Thanks, I'll push this one.

> 0002-Fix-theoretical-overflow-in-Windows-pg_pread-pg_pwri.patch
>
> I have two comments on that:
>
> For the overflow of the input length (size_t -> DWORD), I don't think we
> actually need to do anything.  The size argument would be truncated, but
> the callers would just repeat the calls with the remaining size, so in
> effect they will read the data in chunks of rest + N * DWORD_MAX.  The
> patch just changes this to chunks of N * 1GB + rest.

But implicit conversion size_t -> DWORD doesn't convert large numbers
to DWORD_MAX, it just cuts off the high bits, and that might leave you
with zero.  Zero has a special meaning (if we assume that kernel
doesn't reject a zero size argument outright, I dunno): if returned by
reads it indicates EOF, and if returned by writes a typical caller
would either loop forever making no progress or (in some of our code)
conjure up a fake ENOSPC.  Hence desire to impose a cap.
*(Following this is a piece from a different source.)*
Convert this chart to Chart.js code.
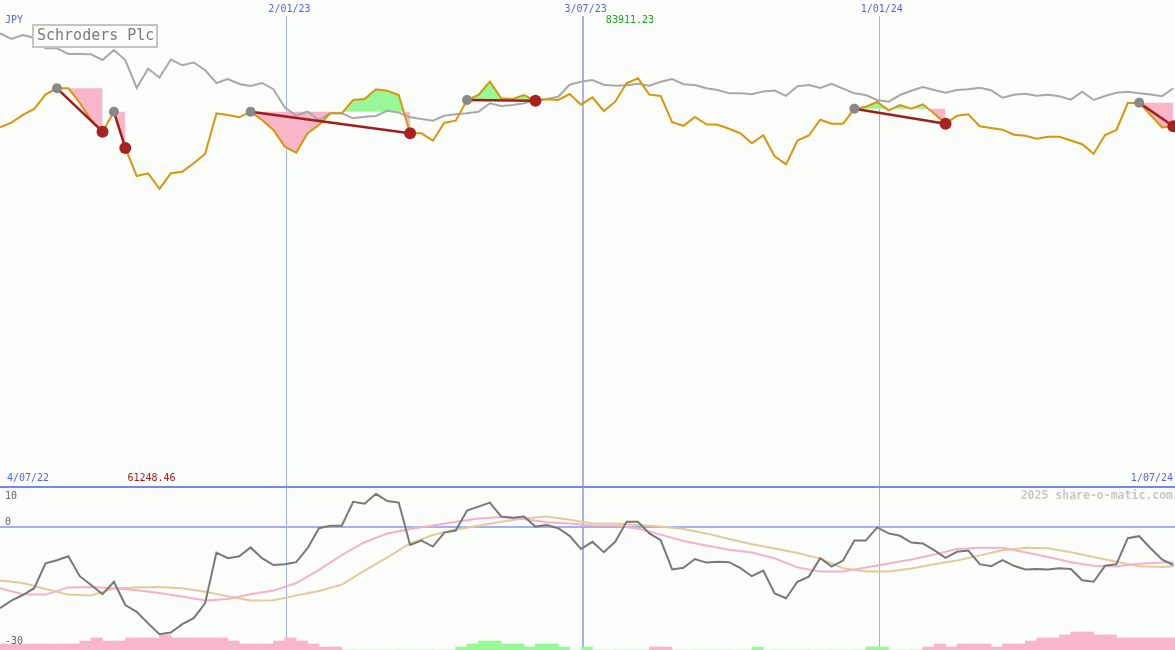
<!DOCTYPE html>
<html>
<head>
<meta charset="utf-8">
<title>Schroders Plc</title>
<script src="https://cdn.jsdelivr.net/npm/chart.js"></script>
<style>
  body { margin: 0; background: #fbfefb; }
  #wrap { position: relative; width: 1175px; height: 650px; }
</style>
</head>
<body>
<div id="wrap"><canvas id="myChart" width="1175" height="650"></canvas></div>
<script>
// weekly values, week 0 starts on 10 Jul 2022
var firstWeek = Date.UTC(2022, 6, 10);
var dateTicks = ['2/01/23', '3/07/23', '1/01/24'];
var startLabel = '4/07/22';
var endLabel = '1/07/24';

// share price (JPY)
var priceJPY = [
  73860, 74810, 76390, 77620, 80640, 81870, 81870, 78850, 75360, 72960,
  77060, 69610, 63860, 64420, 61248.46, 64420, 64740, 66470, 68380, 76740,
  76390, 75910, 77060, 75360, 73310, 69880, 68650, 72630, 74330, 76740,
  76740, 79470, 79670, 81660, 81380, 80490, 72630, 72630, 71110, 74810,
  75220, 79470, 80490, 83220, 79820, 79670, 80490, 79320, 79610, 79470,
  80700, 78500, 80020, 77210, 79120, 82900, 83911.23, 80560, 80290, 74890,
  74170, 75980, 74480, 74370, 73570, 72630, 70580, 72240, 67910, 66260,
  71150, 72180, 75420, 74600, 74600, 77660, 78090, 79060, 77350, 78440,
  77680, 78580, 76700, 74600, 76240, 76530, 74070, 73720, 73370, 72340,
  72120, 71520, 71910, 71910, 71150, 70390, 68440, 72280, 73310, 78850,
  78910, 76390, 73820, 74070
];

// market comparison line (grey)
var marketLine = [
  93160, 91990, 92810, 92260, 90080, 90080, 88910, 88910, 88850, 87680,
  89730, 87680, 81930, 85870, 84090, 87780, 86590, 87170, 85630, 82960,
  83780, 82750, 82340, 82960, 81680, 77930, 76280, 77060, 75360, 76740,
  76740, 75710, 76040, 76180, 77270, 76900, 75910, 75570, 75220, 76240,
  76530, 76740, 77060, 78790, 78240, 78440, 78790, 79470, 79670, 80140,
  82610, 83220, 83570, 82610, 82380, 82490, 82810, 82380, 83220, 83780,
  82710, 82550, 81870, 81520, 80840, 80840, 80640, 81210, 81420, 80330,
  82280, 82550, 81930, 82810, 81790, 80840, 80490, 79470, 79120, 80490,
  81360, 82140, 81520, 80970, 81520, 81680, 81970, 81460, 79920, 80530,
  80760, 80350, 80530, 80230, 79530, 81150, 79470, 80290, 80950, 81170,
  80840, 80600, 80250, 81870
];

// trades: week index of buy and sell
var tradeEntry = [5, 10, 22, 41, 75, 100];
var tradeExit = [9, 11, 36, 47, 83, 103];

// lower panel oscillator
var oscLine = [
  -20.3, -18.4, -17.0, -15.3, -9.1, -8.3, -7.3, -12.3, -14.5, -16.8,
  -13.7, -19.5, -21.2, -24.1, -26.8, -26.4, -24.3, -22.8, -19.1, -6.4,
  -7.8, -7.3, -5.1, -7.8, -9.5, -9.3, -8.8, -5.3, -0.3, 0.3,
  0.3, 6.3, 5.8, 8.3, 6.5, 6.1, -4.5, -3.4, -4.9, -1.4,
  -0.9, 4.1, 5.1, 6.1, 2.6, 2.3, 2.6, 0.1, 0.5, -0.3,
  -2.2, -5.5, -3.7, -6.3, -3.7, 1.3, 1.3, -1.6, -3.3, -10.6,
  -10.2, -8.0, -8.9, -8.7, -8.8, -10.3, -12.3, -10.9, -16.6, -17.8,
  -13.7, -12.4, -7.8, -9.9, -8.4, -3.4, -3.4, -0.1, -1.6, -2.2,
  -3.9, -4.1, -5.8, -7.7, -6.2, -5.9, -9.3, -9.8, -8.3, -9.7,
  -10.6, -10.5, -10.6, -10.3, -10.5, -13.3, -13.7, -9.7, -9.3, -2.8,
  -2.3, -5.3, -8.1, -9.5
];

// smoothed lines, read every second week
var smoothWeeks = [
  0, 2, 4, 6, 8, 10, 12, 14, 16, 18, 20, 22, 24, 26, 28, 30, 32, 34, 36, 38,
  40, 42, 44, 46, 48, 50, 52, 54, 56, 58, 60, 62, 64, 66, 68, 70, 72, 74, 76, 78,
  80, 82, 84, 86, 88, 90, 92, 94, 96, 98, 100, 102, 103
];
var pinkAvg = [
  -15.3, -16.8, -16.9, -15.1, -15.0, -15.3, -15.8, -16.5, -17.4, -18.4,
  -18.0, -16.8, -15.9, -14.0, -10.7, -7.0, -3.8, -1.6, -0.5, 0.4,
  1.3, 2.1, 2.5, 2.0, 1.2, 0.9, 0.4, 0.3, -0.4, -1.9,
  -3.5, -4.6, -5.7, -6.4, -7.8, -10.1, -11.1, -11.1, -10.1, -9.1,
  -8.1, -6.9, -5.5, -5.2, -5.2, -6.3, -7.5, -8.8, -9.7, -9.8,
  -9.2, -8.9, -8.9
];
var tanAvg = [
  -13.4, -14.0, -15.5, -16.9, -17.1, -15.4, -15.1, -15.0, -15.3, -16.2,
  -17.3, -18.4, -18.3, -17.1, -16.0, -14.4, -10.9, -7.6, -4.1, -2.0,
  -0.6, 0.3, 1.3, 2.1, 2.6, 1.8, 0.9, 0.9, 0.5, 0.1,
  -0.5, -1.6, -3.0, -4.3, -5.4, -6.5, -7.9, -10.3, -11.1, -11.1,
  -10.4, -9.3, -8.4, -7.1, -5.8, -5.2, -5.3, -6.3, -7.5, -8.7,
  -9.8, -10.0, -9.8
];

// bottom strip, negative = pink, positive = green
var barVals = [
  -2, -2, -2, -2, -2, -2, -2, -3, -4, -3,
  -3, -4, -4, -4, -5, -4, -4, -4, -4, -4,
  -3, -2, -2, -2, -3, -4, -3, -2, -1, -1,
  0, 0, 0, 0, 0, 0, 0, 0, 0, 0,
  1, 2, 3, 3, 2, 2, 1, 2, 2, 1,
  0, 1, 0, 0, 0, 0, 0, -1, -1, 0,
  0, 0, 0, 0, 0, 0, 1, 0, 0, 0,
  0, 0, 0, 0, 0, 0, 1, 1, 0, 0,
  0, -1, -2, -1, -2, -2, -2, -1, -2, -2,
  -3, -4, -4, -5, -6, -6, -5, -5, -4, -4,
  -4, -4, -4, -4
];

var PINK = '#f9b5c9';
var GREEN = '#98f898';
var BLUE_TXT = '#5064f0';
var MONO = '"DejaVu Sans Mono", "Liberation Mono", monospace';

function weekPos(label) {
  var p = label.split('/');
  var d = Date.UTC(2000 + parseInt(p[2]), parseInt(p[1]) - 1, parseInt(p[0]));
  return (d - firstWeek) / (7 * 864e5);
}

function pts(arr, xs) {
  return arr.map(function (v, i) { return { x: xs ? xs[i] : i, y: v }; });
}

var datasets = [];
datasets.push({
  data: pts(priceJPY), yAxisID: 'y', borderColor: '#d8960a', borderWidth: 2,
  pointRadius: 0, fill: false, order: 2
});
datasets.push({
  data: pts(marketLine), yAxisID: 'y', borderColor: '#a8a8a8', borderWidth: 2,
  pointRadius: 0, fill: false, order: 3
});

// profit / loss areas against the buy level
tradeEntry.forEach(function (e, t) {
  var lvl = [];
  for (var i = e; i <= tradeExit[t]; i++) lvl.push({ x: i, y: priceJPY[e] });
  datasets.push({
    data: lvl, yAxisID: 'y', borderColor: 'rgba(0,0,0,0)', borderWidth: 0,
    backgroundColor: PINK, pointRadius: 0,
    fill: { target: 0, above: PINK, below: GREEN }, order: 5
  });
});

// straight line from buy to sell
tradeEntry.forEach(function (e, t) {
  var s = tradeExit[t];
  datasets.push({
    data: [{ x: e, y: priceJPY[e] }, { x: s, y: priceJPY[s] }], yAxisID: 'y',
    borderColor: '#a11d1d', borderWidth: 2.5, pointRadius: 0, fill: false, order: 1
  });
});

datasets.push({
  data: tradeEntry.map(function (e) { return { x: e, y: priceJPY[e] }; }), yAxisID: 'y',
  showLine: false, pointRadius: 5, pointBackgroundColor: '#888888', pointBorderWidth: 0,
  order: 0, clip: false
});
datasets.push({
  data: tradeExit.map(function (e) { return { x: e, y: priceJPY[e] }; }), yAxisID: 'y',
  showLine: false, pointRadius: 6, pointBackgroundColor: '#a82222', pointBorderWidth: 0,
  order: 0, clip: false
});

datasets.push({
  data: pts(oscLine), yAxisID: 'y2', borderColor: '#787878', borderWidth: 2,
  pointRadius: 0, fill: false, order: 6
});
datasets.push({
  data: pts(pinkAvg, smoothWeeks), yAxisID: 'y2', borderColor: '#f8b0c8', borderWidth: 2,
  pointRadius: 0, fill: false, order: 7
});
datasets.push({
  data: pts(tanAvg, smoothWeeks), yAxisID: 'y2', borderColor: '#e2ca9c', borderWidth: 2,
  pointRadius: 0, fill: false, order: 8
});
datasets.push({
  type: 'bar',
  data: barVals.map(function (v, i) { return { x: i + 0.5, y: Math.abs(v) }; }),
  yAxisID: 'yb',
  backgroundColor: barVals.map(function (v) { return v < 0 ? PINK : GREEN; }),
  borderWidth: 0, barPercentage: 1, categoryPercentage: 1, order: 10
});

var decor = {
  id: 'decor',
  beforeDraw: function (chart) {
    var ctx = chart.ctx;
    ctx.save();
    ctx.fillStyle = '#fbfefb';
    ctx.fillRect(0, 0, chart.width, chart.height);
    ctx.restore();
  },
  beforeDatasetsDraw: function (chart) {
    var ctx = chart.ctx, x = chart.scales.x, y2 = chart.scales.y2;
    ctx.save();
    dateTicks.forEach(function (t, i) {
      var px = Math.round(x.getPixelForValue(weekPos(t)));
      ctx.strokeStyle = '#a4b0f2';
      ctx.lineWidth = i === 1 ? 2 : 1;
      ctx.beginPath();
      ctx.moveTo(i === 1 ? px : px + 0.5, 16);
      ctx.lineTo(i === 1 ? px : px + 0.5, chart.height);
      ctx.stroke();
    });
    ctx.lineWidth = 2;
    ctx.strokeStyle = '#7886ea';
    var sy = Math.round(y2.getPixelForValue(10));
    ctx.beginPath(); ctx.moveTo(0, sy); ctx.lineTo(chart.width, sy); ctx.stroke();
    ctx.strokeStyle = '#a4b0f2';
    var zy = Math.round(y2.getPixelForValue(0));
    ctx.beginPath(); ctx.moveTo(0, zy); ctx.lineTo(chart.width, zy); ctx.stroke();
    ctx.restore();
  },
  afterDatasetsDraw: function (chart) {
    var ctx = chart.ctx, x = chart.scales.x, y2 = chart.scales.y2;
    var sy = y2.getPixelForValue(10);
    ctx.save();
    ctx.textBaseline = 'middle';
    ctx.font = '10px ' + MONO;

    ctx.fillStyle = BLUE_TXT;
    ctx.textAlign = 'center';
    dateTicks.forEach(function (t) {
      ctx.fillText(t, x.getPixelForValue(weekPos(t)) + 3, 9);
    });
    ctx.textAlign = 'left';
    ctx.fillText('JPY', 5, 20);
    ctx.fillText(startLabel, 7, sy - 8.5);
    ctx.textAlign = 'right';
    ctx.fillText(endLabel, 1173, sy - 8.5);

    // max / min price labels
    var hi = priceJPY.indexOf(Math.max.apply(null, priceJPY));
    var lo = priceJPY.indexOf(Math.min.apply(null, priceJPY));
    ctx.textAlign = 'center';
    ctx.fillStyle = '#20a020';
    ctx.fillText(priceJPY[hi].toFixed(2), x.getPixelForValue(hi) - 8, 20);
    ctx.fillStyle = '#a01c1c';
    ctx.fillText(priceJPY[lo].toFixed(2), x.getPixelForValue(lo) - 8, sy - 8.5);

    // lower panel scale
    ctx.textAlign = 'left';
    ctx.fillStyle = '#666666';
    ctx.fillText('10', 5, y2.getPixelForValue(10) + 9);
    ctx.fillText('0', 5, y2.getPixelForValue(0) - 4.5);
    ctx.fillText('-30', 5, y2.getPixelForValue(-30) - 5.5);

    ctx.textAlign = 'right';
    ctx.fillStyle = '#c8c8c8';
    ctx.font = 'bold 11.5px ' + MONO;
    ctx.fillText('2025 share-o-matic.com', 1173, sy + 9);

    // name box
    ctx.fillStyle = '#fbfefb';
    ctx.fillRect(33, 25, 124, 22);
    ctx.strokeStyle = '#c4c4c4';
    ctx.lineWidth = 2;
    ctx.strokeRect(33, 25, 124, 22);
    ctx.fillStyle = '#7a7a7a';
    ctx.textAlign = 'left';
    ctx.font = '15px ' + MONO;
    ctx.fillText('Schroders Plc', 37, 36.5);
    ctx.restore();
  }
};

var ctx = document.getElementById('myChart').getContext('2d');
var chart = new Chart(ctx, {
  type: 'line',
  data: { datasets: datasets },
  options: {
    responsive: false,
    animation: false,
    events: [],
    devicePixelRatio: 1,
    layout: { padding: 0, autoPadding: false },
    elements: { line: { tension: 0 } },
    plugins: { legend: { display: false }, tooltip: { enabled: false } },
    scales: {
      x: { type: 'linear', min: 0, max: weekPos(endLabel), offset: false, display: false },
      y: { min: -33470, max: 100000, display: false },
      y2: { min: -30.75, max: 131.75, display: false },
      yb: { min: 0, max: 216.67, display: false }
    }
  },
  plugins: [decor]
});
</script>
</body>
</html>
I'm on the fence about whether it's worth wasting any more energy on
this, I mean we aren't really going to read/write 4GB, so I'd be OK if
we just left this as an observation in the archives...

> The other issue, the possible overflow of size_t -> ssize_t is not
> specific to Windows.  We could install some protection against that on
> some other layer, but it's unclear how widespread that issue is or what
> the appropriate fix is.  POSIX says that passing in a size larger than
> SSIZE_MAX has implementation-defined effect.  The FreeBSD man page says
> that this will result in an EINVAL error.  So if we here truncate
> instead of error, we'd introduce a divergence.

Yeah, right, that's the caller's job to worry about on all platforms
so I was wrong to mention ssize_t in the comment.



Re: pread, pwrite, etc return ssize_t not int

From
Peter Eisentraut
Date:
On 01.03.24 22:23, Thomas Munro wrote:
>> For the overflow of the input length (size_t -> DWORD), I don't think we
>> actually need to do anything.  The size argument would be truncated, but
>> the callers would just repeat the calls with the remaining size, so in
>> effect they will read the data in chunks of rest + N * DWORD_MAX.  The
>> patch just changes this to chunks of N * 1GB + rest.
> 
> But implicit conversion size_t -> DWORD doesn't convert large numbers
> to DWORD_MAX, it just cuts off the high bits, and that might leave you
> with zero.  Zero has a special meaning (if we assume that kernel
> doesn't reject a zero size argument outright, I dunno): if returned by
> reads it indicates EOF, and if returned by writes a typical caller
> would either loop forever making no progress or (in some of our code)
> conjure up a fake ENOSPC.  Hence desire to impose a cap.

Right, my thinko.  Your patch is correct then.